Miguel Helft
SAN FRANCISCO: Yahoo's business continued to falter in the third quarter, and the company said Tuesday that it would cut at least 10 percent of its work force, or about 1,500 workers, in the current quarter to reduce costs.
Yahoo said that its net income for the quarter fell 64 percent, to $54 million, or 4 cents a share, from $151 million, or 11 cents a share, a year earlier. Excluding the cost of stock options and other items, income was $123 million, or 9 cents a share, compared with 11 cents a share a year ago.
With the turmoil on Wall Street and an economic downturn weighing on the online advertising business, Yahoo said revenue rose a sluggish 1 percent to $1.786 billion, from $1.768 billion a year ago. Net revenue, which excludes commissions paid to advertising partners, was $1.32 billion, compared with $1.28 billion a year ago, a 3 percent jump.
The results fell slightly short of analysts' recently reduced expectations. On average, Wall Street analysts expected the company to report net income of 9 cents a share on net revenue of $1.37 billion. Yahoo also lowered forecasts for the rest of the year.
"As economic conditions and online advertising softened in the third quarter, we remained highly focused on our 2008 strategy to invest in initiatives that enhance not only our long-term competitiveness, but also our ability to deliver for users and advertisers even in this more difficult climate," Jerry Yang, Yahoo's chief executive, said in a statement.
He added: "We have been disciplined about balancing investments with cost management all year, and have now set in motion initiatives to reduce costs and enhance productivity."
Yahoo said its goal was to reduces expenses by an annual rate of more than $400 million by the end of the year.Analysts said that under Mr. Yang, who became chief executive in June 2007, Yahoo has been lurching from crisis to crisis and has been unable to outline a credible turnaround plan. The job cuts are not necessarily going to brighten the mood of investors, they said.
"We have been disappointed to see so little movement, not just in headcount reduction, but in new directions for the company since Jerry Yang was made CEO," said Derek Brown, an analyst with Cantor Fitzgerald.
Yahoo cut roughly 1,000 jobs earlier this year, but a steady stream of new hires has left the company with slightly more than 15,000 employees, approximately the same number as at the beginning of the year.

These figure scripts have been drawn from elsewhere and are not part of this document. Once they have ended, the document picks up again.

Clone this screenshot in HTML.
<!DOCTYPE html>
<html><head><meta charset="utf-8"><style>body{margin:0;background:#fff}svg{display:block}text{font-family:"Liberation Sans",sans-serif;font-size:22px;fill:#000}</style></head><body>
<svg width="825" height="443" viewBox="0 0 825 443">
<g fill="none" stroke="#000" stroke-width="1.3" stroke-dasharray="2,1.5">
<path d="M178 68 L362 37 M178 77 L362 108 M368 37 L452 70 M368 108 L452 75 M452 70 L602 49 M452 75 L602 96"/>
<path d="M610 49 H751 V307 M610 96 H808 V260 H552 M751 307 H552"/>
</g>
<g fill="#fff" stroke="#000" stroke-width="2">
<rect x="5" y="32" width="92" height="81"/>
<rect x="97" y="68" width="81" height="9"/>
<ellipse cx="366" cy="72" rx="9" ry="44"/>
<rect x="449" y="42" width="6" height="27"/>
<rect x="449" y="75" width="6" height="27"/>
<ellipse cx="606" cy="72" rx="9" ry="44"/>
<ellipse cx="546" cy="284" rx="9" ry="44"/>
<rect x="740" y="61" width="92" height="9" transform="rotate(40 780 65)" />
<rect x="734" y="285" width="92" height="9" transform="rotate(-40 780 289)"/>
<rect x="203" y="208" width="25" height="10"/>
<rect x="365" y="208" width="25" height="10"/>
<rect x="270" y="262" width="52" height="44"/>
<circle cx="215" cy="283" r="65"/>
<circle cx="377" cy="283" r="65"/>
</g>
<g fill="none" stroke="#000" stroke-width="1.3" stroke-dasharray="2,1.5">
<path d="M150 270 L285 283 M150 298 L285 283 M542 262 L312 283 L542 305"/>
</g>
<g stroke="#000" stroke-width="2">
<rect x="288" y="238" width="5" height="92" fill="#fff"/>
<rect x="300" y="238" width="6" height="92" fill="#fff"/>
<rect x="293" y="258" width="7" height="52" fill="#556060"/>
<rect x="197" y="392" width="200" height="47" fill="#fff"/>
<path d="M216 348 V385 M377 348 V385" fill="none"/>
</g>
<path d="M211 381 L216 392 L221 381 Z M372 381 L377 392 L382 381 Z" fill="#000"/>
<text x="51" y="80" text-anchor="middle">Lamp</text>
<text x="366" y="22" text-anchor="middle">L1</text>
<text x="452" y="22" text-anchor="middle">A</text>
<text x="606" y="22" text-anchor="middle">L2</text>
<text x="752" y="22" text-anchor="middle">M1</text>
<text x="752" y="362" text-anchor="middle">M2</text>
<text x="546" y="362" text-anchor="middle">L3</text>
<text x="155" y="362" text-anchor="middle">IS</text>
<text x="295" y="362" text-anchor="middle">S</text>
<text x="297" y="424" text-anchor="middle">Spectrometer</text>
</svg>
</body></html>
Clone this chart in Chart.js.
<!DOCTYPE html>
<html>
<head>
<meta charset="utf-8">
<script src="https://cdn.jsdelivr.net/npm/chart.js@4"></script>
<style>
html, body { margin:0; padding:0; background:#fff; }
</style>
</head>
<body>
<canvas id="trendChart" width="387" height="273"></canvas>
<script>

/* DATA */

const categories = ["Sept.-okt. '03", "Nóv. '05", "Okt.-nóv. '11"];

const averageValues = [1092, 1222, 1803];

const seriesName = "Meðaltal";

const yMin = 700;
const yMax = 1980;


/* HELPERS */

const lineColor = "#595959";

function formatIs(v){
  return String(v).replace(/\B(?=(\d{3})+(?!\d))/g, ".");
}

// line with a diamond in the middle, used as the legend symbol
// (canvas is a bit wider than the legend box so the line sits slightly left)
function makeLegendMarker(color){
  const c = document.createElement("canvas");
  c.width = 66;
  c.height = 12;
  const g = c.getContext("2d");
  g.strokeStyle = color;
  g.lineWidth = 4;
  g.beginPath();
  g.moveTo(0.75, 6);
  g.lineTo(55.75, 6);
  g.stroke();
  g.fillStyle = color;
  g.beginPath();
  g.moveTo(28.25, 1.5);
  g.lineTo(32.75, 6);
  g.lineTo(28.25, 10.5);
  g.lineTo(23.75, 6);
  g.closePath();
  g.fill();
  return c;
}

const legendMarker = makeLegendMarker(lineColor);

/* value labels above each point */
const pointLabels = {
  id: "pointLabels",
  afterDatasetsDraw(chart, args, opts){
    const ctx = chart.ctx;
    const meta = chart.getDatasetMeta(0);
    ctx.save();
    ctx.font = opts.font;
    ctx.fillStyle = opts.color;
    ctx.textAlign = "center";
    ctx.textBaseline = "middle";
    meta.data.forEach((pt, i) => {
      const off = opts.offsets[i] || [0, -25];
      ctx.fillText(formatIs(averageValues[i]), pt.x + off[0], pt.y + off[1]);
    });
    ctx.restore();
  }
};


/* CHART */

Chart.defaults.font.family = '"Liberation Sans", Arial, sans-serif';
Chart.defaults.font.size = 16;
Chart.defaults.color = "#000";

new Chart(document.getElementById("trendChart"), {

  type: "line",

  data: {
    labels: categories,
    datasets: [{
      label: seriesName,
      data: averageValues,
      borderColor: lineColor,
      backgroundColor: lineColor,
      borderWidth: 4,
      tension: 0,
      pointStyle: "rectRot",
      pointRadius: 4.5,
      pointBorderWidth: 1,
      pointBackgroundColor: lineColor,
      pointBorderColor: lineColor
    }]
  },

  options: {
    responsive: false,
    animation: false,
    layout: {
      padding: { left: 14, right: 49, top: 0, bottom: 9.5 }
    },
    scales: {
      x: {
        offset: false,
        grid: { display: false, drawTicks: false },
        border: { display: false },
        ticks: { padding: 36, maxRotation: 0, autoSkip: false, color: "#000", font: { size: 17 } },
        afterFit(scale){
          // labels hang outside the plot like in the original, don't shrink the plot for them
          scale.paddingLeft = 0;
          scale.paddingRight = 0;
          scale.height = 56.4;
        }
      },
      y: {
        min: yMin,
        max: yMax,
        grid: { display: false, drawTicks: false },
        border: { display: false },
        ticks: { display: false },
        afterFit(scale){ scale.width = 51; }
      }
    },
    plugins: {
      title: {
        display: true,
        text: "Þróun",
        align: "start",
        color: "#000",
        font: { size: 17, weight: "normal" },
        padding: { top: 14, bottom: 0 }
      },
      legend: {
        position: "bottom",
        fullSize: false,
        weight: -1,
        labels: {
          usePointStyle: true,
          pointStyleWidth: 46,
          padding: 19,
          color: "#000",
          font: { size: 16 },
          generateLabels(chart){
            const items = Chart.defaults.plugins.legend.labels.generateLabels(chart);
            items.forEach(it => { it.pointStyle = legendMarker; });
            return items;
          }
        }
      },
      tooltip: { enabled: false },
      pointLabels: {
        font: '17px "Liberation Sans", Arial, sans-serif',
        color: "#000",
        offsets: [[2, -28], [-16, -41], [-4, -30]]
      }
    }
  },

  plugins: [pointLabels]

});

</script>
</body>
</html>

Analysts said Yahoo was struggling in its two principal business segments, search and display advertising.
"Yahoo has been donating share in search to Google for years and that continues," said Ross Sandler, an analyst with RBC Capital Markets. "It has also been donating share to a whole host of ad networks in display advertising." Sandler also noted that Yahoo's audience is skewed toward older Internet users, a segment of the market whose growth is tapering off.
Many investors say that Yang's and Yahoo's most significant mistake was to rebuff a $33-a-share buyout bid from Microsoft in May. Microsoft withdrew its offer after Yang said it was too low.
Since then, Yang and his team have sought to put in place a string of alternatives, none of which has succeeded yet. In June, Yahoo signed a search advertising partnership with Google, which was intended to be put in place by early October. It was expected to bring in $250 million to $450 million in additional operating cash flow to Yahoo in the first year. But the deal has been held up by antitrust regulators, who are scrutinizing it for the damage it could do to competition in search advertising, a market that Google dominates.
On Tuesday, Google's chief executive, Eric Schmidt, said the companies had agreed to continue talking with regulators. A person briefed on the matter, who agreed to talk on condition of anonymity because of the confidentiality surrounding the inquiry, said lawyers from the companies and the Justice Department were discussing possible limits on the scope of the deal, like a cap on the number of ads that Google could place on Yahoo's pages.
Yahoo has also been talking with AOL about a possible merger that would create a powerhouse in display advertising. But the companies have not been able to agree on price.
"We think it is not happening because there is a huge gap on the price," said Jeffrey Lindsay, an analyst with Sanford Bernstein & Company. Lindsay noted that a merger with AOL, whose business is also struggling, would not necessarily solve Yahoo's problems. To be successful from a financial standpoint, it would require deep cuts at the combined company, he said.
"Yahoo has had terrible trouble time reducing its own staff," Lindsay said. "AOL is a way forward but it would require tough discipline that Yahoo hasn't shown before. It is not a low risk option."
Yahoo's protracted struggles have disappointed investors who have continued to sell the company's shares. They closed on Tuesday at $12.07, down nearly 50 percent since the beginning of the year.